Десять дней мы с однополчанами, на станции, работали на дезактивации 5-го энергоблока. Он был почти достроен, рядом был уже готов нулевой цикл 6-го блока. Работа заключалась в удалении строительного мусора, отходов, всякого хлама, ручная погрузка радиоактивного грунта на самосвалы, который сгребали бульдозерами вокруг блока. Я туда проездил 10 дней с 5-го декабря. Погода стояла как поздней осенью, не плохая. За эти дни от радиоактивного йода стало очень першить в горле, сухой кашель очень мучил. Белые «лепестки» от теплого дыхания на холодном воздухе становились красными и, через них было трудно дышать. И к тому же, этих лепестков, на всех не хватало. Кто как мог их себе про запас доставали. Поэтому, иногда, работали вообще без лепестков. Так вот за эти дни у меня поднакопилось немногим более 4-х рентген. Сразу оговорюсь, что эта цифра намного занижена.
В это время стали проводить набор команды добровольцев по дозачистке крыши 3-го блока. Подчеркиваю – ДОБРОВОЛЬЦЕВ! Никто никого не принуждал! Хотя генерал Тараканов уже в сентябре 1986 года доложился и подписал бумаги, что крыша чистая. Это чистой воды ТУФТА! По прогнозам синоптиков со второй половины декабря ожидались сильные снегопады и, работы нужно было бы приостановить или они были бы из-за снега затруднительны.
За согласие обещали дембельнуть всех добровольцев с первой же партией увольняемых (что было и сделано). Я подумал и согласился.

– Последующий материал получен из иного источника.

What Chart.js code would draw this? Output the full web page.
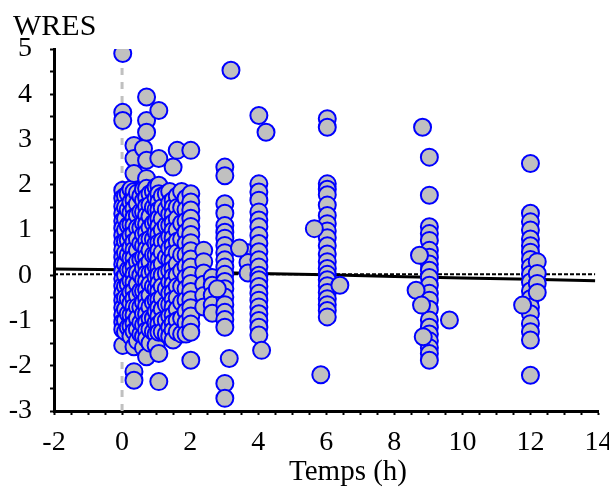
<!DOCTYPE html>
<html><head><meta charset="utf-8">
<script src="https://cdn.jsdelivr.net/npm/chart.js@4.4.1/dist/chart.umd.min.js"></script>
<style>html,body{margin:0;padding:0;background:#fff}</style>
</head><body>
<canvas id="c" width="609" height="492" style="display:block;width:609px;height:492px"></canvas>
<script>
// ---- data (hours, WRES) ----
const xTickLabels = ['-2','0','2','4','6','8','10','12','14'];
const yTickLabels = ['-3','-2','-1','0','1','2','3','4','5'];

const groupTimes = [0.02, 0.10, 0.18, 0.26, 0.35, 0.45, 0.55, 0.63, 0.72, 0.82, 0.92, 1.00, 1.08, 1.18, 1.3, 1.40, 1.5, 1.62, 1.75, 1.88, 2.02, 2.4, 2.65, 3.02, 3.7, 4.02, 6.03, 9.03, 12.0, 12.2];

const wres_t000 = [4.9, 3.6, 3.42, 1.88, 1.7, 1.52, 1.36, 1.2, 1.04, 0.88, 0.72, 0.56, 0.4, 0.24, 0.08, -0.08, -0.24, -0.4, -0.56, -0.72, -0.88, -1.04, -1.2, -1.55];
const wres_t010 = [1.75, 1.5, 1.25, 1.0, 0.75, 0.5, 0.25, 0.0, -0.25, -0.5, -0.75, -1.0, -1.25];
const wres_t018 = [1.8, 1.45, 1.1, 0.78, 0.45, 0.12, -0.2, -0.52, -0.85, -1.15];
const wres_t026 = [1.9, 1.62, 1.38, 1.12, 0.88, 0.62, 0.38, 0.12, -0.12, -0.38, -0.62, -0.88, -1.12, -1.35];
const wres_t035 = [2.87, 2.58, 2.25, 1.85, 1.66, 1.47, 1.28, 1.1, 0.92, 0.74, 0.56, 0.38, 0.2, 0.02, -0.16, -0.34, -0.52, -0.7, -0.88, -1.06, -1.24, -1.58, -2.13, -2.32];
const wres_t045 = [1.82, 1.58, 1.32, 1.05, 0.8, 0.55, 0.3, 0.05, -0.2, -0.45, -0.7, -0.95, -1.2, -1.45];
const wres_t055 = [1.75, 1.4, 1.05, 0.7, 0.35, 0.0, -0.35, -0.7, -1.05, -1.3];
const wres_t063 = [2.8, 1.9, 1.65, 1.4, 1.15, 0.9, 0.65, 0.4, 0.15, -0.1, -0.35, -0.6, -0.85, -1.1, -1.35, -1.6];
const wres_t072 = [3.94, 3.42, 3.16, 2.54, 2.14, 1.92, 1.72, 1.52, 1.32, 1.12, 0.94, 0.76, 0.58, 0.4, 0.22, 0.04, -0.14, -0.32, -0.5, -0.68, -0.86, -1.04, -1.22, -1.4, -1.8];
const wres_t082 = [1.8, 1.55, 1.3, 1.05, 0.8, 0.55, 0.3, 0.05, -0.2, -0.45, -0.7, -0.95, -1.2, -1.5];
const wres_t092 = [1.85, 1.5, 1.15, 0.8, 0.45, 0.1, -0.25, -0.6, -0.95, -1.25];
const wres_t100 = [1.95, 1.7, 1.45, 1.2, 0.95, 0.7, 0.45, 0.2, -0.05, -0.3, -0.55, -0.8, -1.05, -1.3, -1.55];
const wres_t108 = [3.64, 2.58, 1.99, 1.8, 1.62, 1.44, 1.26, 1.08, 0.9, 0.72, 0.54, 0.36, 0.18, 0.0, -0.18, -0.36, -0.54, -0.72, -0.9, -1.08, -1.26, -1.73, -2.35];
const wres_t118 = [1.75, 1.5, 1.25, 1.0, 0.75, 0.5, 0.25, 0.0, -0.25, -0.5, -0.75, -1.0, -1.25];
const wres_t130 = [1.8, 1.45, 1.1, 0.75, 0.4, 0.05, -0.3, -0.65, -1.0, -1.3];
const wres_t140 = [1.85, 1.6, 1.35, 1.1, 0.85, 0.6, 0.35, 0.1, -0.15, -0.4, -0.65, -0.9, -1.15, -1.35];
const wres_t150 = [2.39, 1.66, 1.5, 1.33, 1.16, 0.99, 0.82, 0.65, 0.48, 0.31, 0.14, -0.03, -0.2, -0.37, -0.54, -0.71, -0.88, -1.05, -1.22, -1.43];
const wres_t162 = [2.76, 1.75, 1.5, 1.25, 1.0, 0.75, 0.5, 0.25, 0.0, -0.25, -0.5, -0.75, -1.0, -1.25];
const wres_t175 = [1.85, 1.5, 1.15, 0.8, 0.45, 0.1, -0.25, -0.6, -0.95, -1.3];
const wres_t188 = [1.7, 1.45, 1.2, 0.95, 0.7, 0.45, 0.2, -0.05, -0.3, -0.55, -0.8, -1.05, -1.3];
const wres_t202 = [2.76, 1.8, 1.62, 1.44, 1.26, 1.08, 0.9, 0.72, 0.54, 0.36, 0.18, 0.0, -0.18, -0.36, -0.54, -0.72, -0.9, -1.08, -1.26, -1.88];
const wres_t240 = [0.55, 0.3, 0.05, -0.2, -0.45, -0.7];
const wres_t265 = [-0.05, -0.22, -0.44, -0.66, -0.84];
const wres_t302 = [2.39, 2.2, 1.58, 1.37, 1.1, 0.95, 0.82, 0.66, 0.5, 0.34, 0.18, 0.02, -0.14, -0.3, -0.48, -0.65, -0.82, -0.98, -1.15, -2.39, -2.72];
const wres_t370 = [0.5, 0.28, 0.05];
const wres_t402 = [3.53, 2.02, 1.84, 1.66, 1.4, 1.22, 1.07, 0.88, 0.7, 0.52, 0.34, 0.18, 0.0, -0.1, -0.25, -0.4, -0.55, -0.7, -0.85, -1.0, -1.15, -1.32];
const wres_t603 = [3.46, 3.27, 2.02, 1.9, 1.78, 1.55, 1.32, 1.14, 0.98, 0.83, 0.65, 0.47, 0.3, 0.15, 0.02, -0.1, -0.23, -0.38, -0.52, -0.65, -0.78, -0.92];
const wres_t903 = [2.61, 1.77, 1.07, 0.92, 0.77, 0.55, 0.4, 0.25, 0.11, -0.05, -0.22, -0.4, -0.55, -0.75, -0.99, -1.15, -1.3, -1.45, -1.6, -1.73, -1.88];
const wres_t1200 = [2.47, 1.37, 1.18, 1.0, 0.8, 0.65, 0.51, 0.35, 0.18, 0.02, -0.15, -0.35, -0.52, -0.7, -0.85, -1.07, -1.25, -1.43, -2.21];
const wres_t1220 = [0.3, 0.04, -0.18, -0.38];

const groupWres = [wres_t000, wres_t010, wres_t018, wres_t026, wres_t035, wres_t045, wres_t055, wres_t063, wres_t072, wres_t082, wres_t092, wres_t100, wres_t108, wres_t118, wres_t130, wres_t140, wres_t150, wres_t162, wres_t175, wres_t188, wres_t202, wres_t240, wres_t265, wres_t302, wres_t370, wres_t402, wres_t603, wres_t903, wres_t1200, wres_t1220];

const otherTimes = [3.2, 3.15, 3.45, 2.8, 4.23, 4.1, 5.65, 5.84, 6.4, 8.83, 8.74, 8.64, 8.8, 8.85, 9.62, 11.77];
const otherWres  = [4.53, -1.84, 0.6, -0.3, 3.16, -1.66, 1.03, -2.2, -0.22, 3.27, 0.44, -0.33, -0.66, -1.36, -0.99, -0.66];

const trendTimes = [-2, 0, 2, 4, 6, 8, 10, 12, 13.9];
const trendWres  = [0.14, 0.12, 0.07, 0.04, 0.01, -0.03, -0.06, -0.09, -0.12];
const zeroTimes = [-2, 13.9];
const zeroWres  = [0.02, 0.02];
const doseTimes = [0, 0];
const doseWres  = [-3, 5];

// ---- build ----
const pts = [];
groupTimes.forEach((t, i) => groupWres[i].forEach(v => pts.push({x: t, y: v})));
otherTimes.forEach((t, i) => pts.push({x: t, y: otherWres[i]}));
const zip = (a, b) => a.map((t, i) => ({x: t, y: b[i]}));

const FONT = '"Liberation Serif", "Times New Roman", serif';

const titles = {
  id: 'titles',
  afterDraw(chart) {
    const ctx = chart.ctx;
    ctx.save();
    ctx.fillStyle = '#000';
    ctx.textBaseline = 'alphabetic';
    ctx.font = '30px ' + FONT;
    ctx.textAlign = 'left';
    ctx.fillText('WRES', 13, 35);
    ctx.font = '29px ' + FONT;
    ctx.textAlign = 'center';
    ctx.fillText('Temps (h)', 348, 480);
    ctx.restore();
  }
};

new Chart(document.getElementById('c'), {
  type: 'scatter',
  data: {
    datasets: [
      { data: pts, pointRadius: 8.5, pointHoverRadius: 8.5, pointBackgroundColor: '#c0c0c0', pointBorderColor: '#0000ff', pointBorderWidth: 2, showLine: false },
      { type: 'line', data: zip(trendTimes, trendWres), borderColor: '#000', borderWidth: 3, pointRadius: 0, fill: false, tension: 0 },
      { type: 'line', data: zip(zeroTimes, zeroWres), borderColor: '#000', borderWidth: 2, borderDash: [4, 2], pointRadius: 0, fill: false },
      { type: 'line', data: zip(doseTimes, doseWres), borderColor: '#c0c0c0', borderWidth: 3, borderDash: [7, 7], pointRadius: 0, fill: false }
    ]
  },
  options: {
    responsive: false,
    animation: false,
    devicePixelRatio: 1,
    layout: { padding: { left: 0, right: 10, top: 49, bottom: 0 } },
    plugins: { legend: { display: false }, tooltip: { enabled: false } },
    scales: {
      x: {
        type: 'linear', min: -2, max: 14,
        border: { color: '#000', width: 3 },
        grid: { drawOnChartArea: false, drawTicks: true, tickLength: 4, color: '#000', tickWidth: 2 },
        ticks: {
          stepSize: 0.5, autoSkip: false, maxRotation: 0, padding: 11, color: '#000',
          font: { family: FONT, size: 28 },
          callback: v => (Math.abs(v % 2) < 1e-9 ? xTickLabels[Math.round((v + 2) / 2)] : '')
        },
        afterFit(s) { s.height = 81; s.paddingLeft = 0; s.paddingRight = 0; }
      },
      y: {
        type: 'linear', min: -3, max: 5,
        border: { color: '#000', width: 3 },
        grid: { drawOnChartArea: false, drawTicks: true, tickLength: 4, color: '#000', tickWidth: 2 },
        ticks: {
          stepSize: 0.5, autoSkip: false, padding: 18, color: '#000',
          font: { family: FONT, size: 28 },
          callback: v => (Math.abs(v % 1) < 1e-9 ? yTickLabels[Math.round(v + 3)] : '')
        },
        afterFit(s) { s.width = 54; s.paddingTop = 0; s.paddingBottom = 0; }
      }
    }
  },
  plugins: [titles]
});
</script>
</body></html>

16 декабря нас собрали в помещении под сводом 3-го блока, где была пробита дыра на крышу. В помещении стояли мониторы и, мы могли наблюдать, как ребята выходят на крышу и что они там делают. Была еще громкая связь. Нас одели, навесили свинцовые пластины, у меня еще был щиток из плексиглаза (я в то время носил очки от близорукости), провели инструктаж, разбили по парам и дали по три желтеньких, маленьких таблеточки. Зачем они и что это такое я не помню, а может, нам и не говорили. Работа заключалась в следующем: по команде надо было в дыру вылезть на крышу (каждую пару выводил прапорщик, дозу хапнул – не дай Бог каждому!), добежать до нужного места (там лежали лом и лопата), одному долбить, другому сгребать (мы заранее с напарником договорились, кто, чем будет работать) и, если хватит времени сбросить вниз. По громкой связи у нас был позывной «Мария» или «Машенька», уже не помню, почти четверть века прошло! Так вот когда прозвучит: «Мария отбой»! – надо было резко все бросить и бежать назад в дыру.

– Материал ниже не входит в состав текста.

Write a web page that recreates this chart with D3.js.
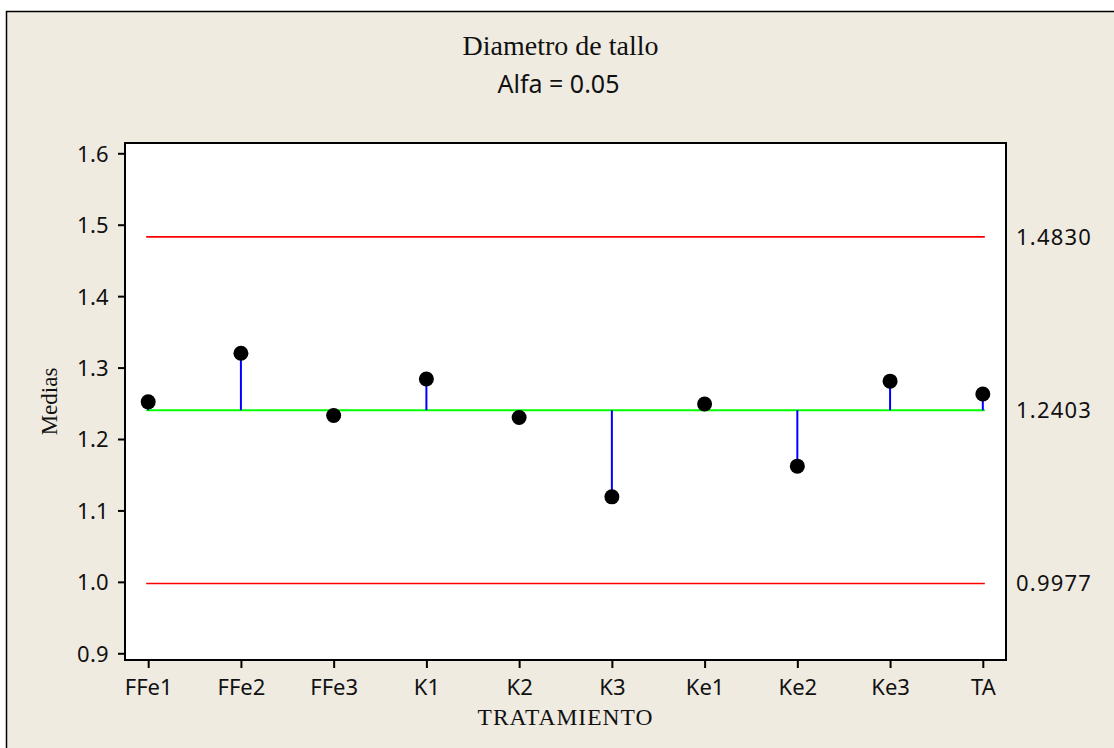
<!DOCTYPE html>
<html>
<head>
<meta charset="utf-8">
<script src="https://cdn.jsdelivr.net/npm/d3@7"></script>
<style>
  html, body { margin: 0; padding: 0; background: #ffffff; }
  svg { display: block; }
  .sans { font-family: "Noto Sans", "DejaVu Sans", sans-serif; }
  .serif { font-family: "Liberation Serif", "Times New Roman", serif; }
</style>
</head>
<body>
<svg id="chart" width="1114" height="748"></svg>
<script>
// Treatment means for stem diameter (ANOM, alpha = 0.05)
const categories = ["FFe1", "FFe2", "FFe3", "K1", "K2", "K3", "Ke1", "Ke2", "Ke3", "TA"];
const means = [1.252, 1.320, 1.233, 1.284, 1.230, 1.119, 1.249, 1.162, 1.281, 1.263];
const centerLine = 1.2403;
const upperLimit = 1.4830;
const lowerLimit = 0.9977;
const limitLabels = ["1.4830", "1.2403", "0.9977"];
const yTicks = [0.9, 1.0, 1.1, 1.2, 1.3, 1.4, 1.5, 1.6];
const yDomain = [0.8906, 1.6144];

const svg = d3.select("#chart");
const W = 1114, H = 748;
const plot = { left: 125, right: 1006, top: 143, bottom: 660 };

// page background and frame
svg.append("rect").attr("x", 0).attr("y", 0).attr("width", W).attr("height", H).attr("fill", "#ffffff");
svg.append("rect")
  .attr("x", 6.5).attr("y", 11.5).attr("width", 1200).attr("height", 800)
  .attr("fill", "#efebe1").attr("stroke", "#000").attr("stroke-width", 1.5);

const x = d3.scalePoint().domain(categories).range([plot.left, plot.right]).padding(0.25);
const y = d3.scaleLinear().domain(yDomain).range([plot.bottom, plot.top]);

// plot area
svg.append("rect")
  .attr("x", plot.left).attr("y", plot.top)
  .attr("width", plot.right - plot.left).attr("height", plot.bottom - plot.top)
  .attr("fill", "#ffffff");

// axes
const yAxis = svg.append("g")
  .attr("transform", `translate(${plot.left},0)`)
  .call(d3.axisLeft(y).tickValues(yTicks).tickFormat(d3.format(".1f")).tickSize(7).tickPadding(9));
yAxis.select(".domain").remove();
yAxis.selectAll(".tick line").attr("stroke", "#000").attr("stroke-width", 2);
yAxis.selectAll("text")
  .attr("class", "sans").attr("font-size", 22).attr("letter-spacing", 0.3)
  .attr("fill", "#111").attr("dy", "0.36em");

const xAxis = svg.append("g")
  .attr("transform", `translate(0,${plot.bottom})`)
  .call(d3.axisBottom(x).tickSize(8).tickPadding(11));
xAxis.select(".domain").remove();
xAxis.selectAll(".tick line").attr("stroke", "#000").attr("stroke-width", 2);
xAxis.selectAll("text")
  .attr("class", "sans").attr("font-size", 22)
  .attr("fill", "#111");

// frame of the plot area
svg.append("rect")
  .attr("x", plot.left).attr("y", plot.top)
  .attr("width", plot.right - plot.left).attr("height", plot.bottom - plot.top)
  .attr("fill", "none").attr("stroke", "#000").attr("stroke-width", 2);

const x0 = x(categories[0]) - 2;
const x1 = x(categories[categories.length - 1]) + 2;

// decision limits and center line
[upperLimit, lowerLimit].forEach(v => {
  svg.append("line")
    .attr("x1", x0).attr("x2", x1).attr("y1", y(v)).attr("y2", y(v))
    .attr("stroke", "#ff0000").attr("stroke-width", 1.6);
});
svg.append("line")
  .attr("x1", x0).attr("x2", x1).attr("y1", y(centerLine)).attr("y2", y(centerLine))
  .attr("stroke", "#00ff00").attr("stroke-width", 2);

// stems from the center line to each mean
svg.append("g").selectAll("line")
  .data(categories)
  .join("line")
  .attr("x1", d => x(d)).attr("x2", d => x(d))
  .attr("y1", y(centerLine))
  .attr("y2", (d, i) => y(means[i]))
  .attr("stroke", "#0000ff").attr("stroke-width", 2);

// means
svg.append("g").selectAll("circle")
  .data(categories)
  .join("circle")
  .attr("cx", d => x(d))
  .attr("cy", (d, i) => y(means[i]))
  .attr("r", 7.5)
  .attr("fill", "#000");

// limit labels on the right
[upperLimit, centerLine, lowerLimit].forEach((v, i) => {
  svg.append("text")
    .attr("class", "sans")
    .attr("x", plot.right + 10).attr("y", y(v)).attr("dy", "0.36em")
    .attr("font-size", 22).attr("letter-spacing", 1.2).attr("fill", "#111")
    .text(limitLabels[i]);
});

// titles
const cx = (plot.left + plot.right) / 2;
svg.append("text").attr("class", "serif")
  .attr("x", cx - 5).attr("y", 55).attr("text-anchor", "middle")
  .attr("font-size", 28).attr("fill", "#111")
  .text("Diametro de tallo");
svg.append("text").attr("class", "sans")
  .attr("x", cx - 7).attr("y", 93).attr("text-anchor", "middle")
  .attr("font-size", 25).attr("fill", "#111")
  .text("Alfa = 0.05");
svg.append("text").attr("class", "serif")
  .attr("x", cx).attr("y", 725).attr("text-anchor", "middle")
  .attr("font-size", 23.5).attr("letter-spacing", 1).attr("fill", "#111")
  .text("TRATAMIENTO");
svg.append("text").attr("class", "serif")
  .attr("transform", `translate(57,${(plot.top + plot.bottom) / 2}) rotate(-90)`)
  .attr("text-anchor", "middle")
  .attr("font-size", 23).attr("fill", "#111")
  .text("Medias");
</script>
</body>
</html>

В этот день радиоактивный фон равнялся 1000 (тысяча) рентген в час и нам определили время нахождения на крыше – 1 (одну) минуту. Я «получил» 24 рентгена, но в наряд записали меньше, так как в сумме у меня получалось более 28 рентген, а это было не допустимо. Ни о каком ПОВТОРНОМ выходе на крышу и речи быть не могло! Нам уже потом в зону путь был заказан! Мы несли службу на территории части вплоть до увольнения.

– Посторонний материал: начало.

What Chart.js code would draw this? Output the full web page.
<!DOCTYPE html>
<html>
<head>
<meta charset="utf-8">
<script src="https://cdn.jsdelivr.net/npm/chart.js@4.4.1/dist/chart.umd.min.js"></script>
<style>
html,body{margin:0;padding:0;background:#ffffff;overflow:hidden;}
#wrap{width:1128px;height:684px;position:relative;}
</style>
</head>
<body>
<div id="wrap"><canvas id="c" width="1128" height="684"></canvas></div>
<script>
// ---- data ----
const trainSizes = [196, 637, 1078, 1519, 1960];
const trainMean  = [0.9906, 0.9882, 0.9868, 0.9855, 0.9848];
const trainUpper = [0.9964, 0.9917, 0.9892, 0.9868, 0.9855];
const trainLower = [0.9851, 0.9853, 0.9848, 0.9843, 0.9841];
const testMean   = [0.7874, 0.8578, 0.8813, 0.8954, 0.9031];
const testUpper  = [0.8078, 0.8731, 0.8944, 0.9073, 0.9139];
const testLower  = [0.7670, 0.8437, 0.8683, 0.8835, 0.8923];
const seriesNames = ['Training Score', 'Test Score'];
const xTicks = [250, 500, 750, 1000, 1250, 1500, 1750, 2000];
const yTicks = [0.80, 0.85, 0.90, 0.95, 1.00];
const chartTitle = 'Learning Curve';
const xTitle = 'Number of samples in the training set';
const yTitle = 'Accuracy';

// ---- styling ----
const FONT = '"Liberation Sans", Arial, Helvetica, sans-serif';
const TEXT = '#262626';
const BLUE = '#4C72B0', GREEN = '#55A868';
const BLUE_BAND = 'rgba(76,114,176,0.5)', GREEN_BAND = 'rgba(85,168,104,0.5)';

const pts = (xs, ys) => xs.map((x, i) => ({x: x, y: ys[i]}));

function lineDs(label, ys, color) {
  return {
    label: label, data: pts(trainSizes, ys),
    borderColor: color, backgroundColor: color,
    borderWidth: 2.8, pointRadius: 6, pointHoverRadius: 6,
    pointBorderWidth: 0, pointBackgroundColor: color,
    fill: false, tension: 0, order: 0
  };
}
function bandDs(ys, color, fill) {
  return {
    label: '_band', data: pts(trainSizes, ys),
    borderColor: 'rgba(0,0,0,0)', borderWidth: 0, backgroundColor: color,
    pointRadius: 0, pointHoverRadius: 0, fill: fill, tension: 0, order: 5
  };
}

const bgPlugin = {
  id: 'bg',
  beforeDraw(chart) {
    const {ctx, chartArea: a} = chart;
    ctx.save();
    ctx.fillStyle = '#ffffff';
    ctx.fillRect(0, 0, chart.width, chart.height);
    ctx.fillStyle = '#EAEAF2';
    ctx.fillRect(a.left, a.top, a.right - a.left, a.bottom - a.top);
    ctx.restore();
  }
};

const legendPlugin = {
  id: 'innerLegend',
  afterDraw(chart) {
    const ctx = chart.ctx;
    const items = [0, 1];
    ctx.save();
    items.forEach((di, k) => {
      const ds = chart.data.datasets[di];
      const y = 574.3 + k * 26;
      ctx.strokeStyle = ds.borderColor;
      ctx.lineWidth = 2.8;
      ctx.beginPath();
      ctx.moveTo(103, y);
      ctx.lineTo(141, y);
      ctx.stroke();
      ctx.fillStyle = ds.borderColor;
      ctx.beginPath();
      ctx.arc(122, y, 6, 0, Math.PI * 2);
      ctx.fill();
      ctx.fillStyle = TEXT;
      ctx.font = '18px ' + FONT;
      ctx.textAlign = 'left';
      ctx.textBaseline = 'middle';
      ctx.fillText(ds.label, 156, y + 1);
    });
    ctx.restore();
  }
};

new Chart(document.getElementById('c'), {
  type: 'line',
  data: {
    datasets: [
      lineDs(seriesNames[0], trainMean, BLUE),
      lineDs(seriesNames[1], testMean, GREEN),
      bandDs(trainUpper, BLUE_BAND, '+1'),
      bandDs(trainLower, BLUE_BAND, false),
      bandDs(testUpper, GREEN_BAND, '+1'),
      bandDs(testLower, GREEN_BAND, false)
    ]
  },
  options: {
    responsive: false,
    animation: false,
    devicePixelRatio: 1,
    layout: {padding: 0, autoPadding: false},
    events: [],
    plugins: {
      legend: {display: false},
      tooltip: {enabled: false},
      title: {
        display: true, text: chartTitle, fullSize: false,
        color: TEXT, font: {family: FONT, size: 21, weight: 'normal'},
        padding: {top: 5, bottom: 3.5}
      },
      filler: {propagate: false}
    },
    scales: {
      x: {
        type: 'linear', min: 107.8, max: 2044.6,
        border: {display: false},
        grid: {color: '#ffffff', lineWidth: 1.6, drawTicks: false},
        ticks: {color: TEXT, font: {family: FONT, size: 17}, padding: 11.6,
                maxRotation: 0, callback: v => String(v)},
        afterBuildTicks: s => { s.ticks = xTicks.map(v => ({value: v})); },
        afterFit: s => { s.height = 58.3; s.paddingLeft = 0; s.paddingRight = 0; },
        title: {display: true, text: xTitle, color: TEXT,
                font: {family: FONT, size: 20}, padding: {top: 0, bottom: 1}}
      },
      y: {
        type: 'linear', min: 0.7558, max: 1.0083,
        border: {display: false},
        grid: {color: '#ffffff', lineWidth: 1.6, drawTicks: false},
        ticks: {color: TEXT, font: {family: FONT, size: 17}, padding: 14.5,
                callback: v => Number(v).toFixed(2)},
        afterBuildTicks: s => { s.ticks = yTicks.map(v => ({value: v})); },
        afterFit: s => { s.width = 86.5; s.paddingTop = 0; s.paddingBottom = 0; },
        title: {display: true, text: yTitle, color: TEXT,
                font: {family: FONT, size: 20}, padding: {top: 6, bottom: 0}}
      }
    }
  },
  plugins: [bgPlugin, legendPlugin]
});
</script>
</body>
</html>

Оклад у меня на заводе был 145 рублей, в среднем в день получалось где-то около 11 рублей. По справке за работу в зоне отчуждения за 11 дней я получил в 4-х кратном (за крышу так же один день в 4-х кратном) размере 440 рублей и плюс среднесдельная. Так что мнЕ ни на какую Индию не хватило. Как раз дело было накануне Нового 1987 года, я жил в заводском общежитии и мы с мужиками не нашли ничего лучшего, как эти деньги пропить. Что мы с удовольствием во времена Горбачевского «сухого закона» и сделали.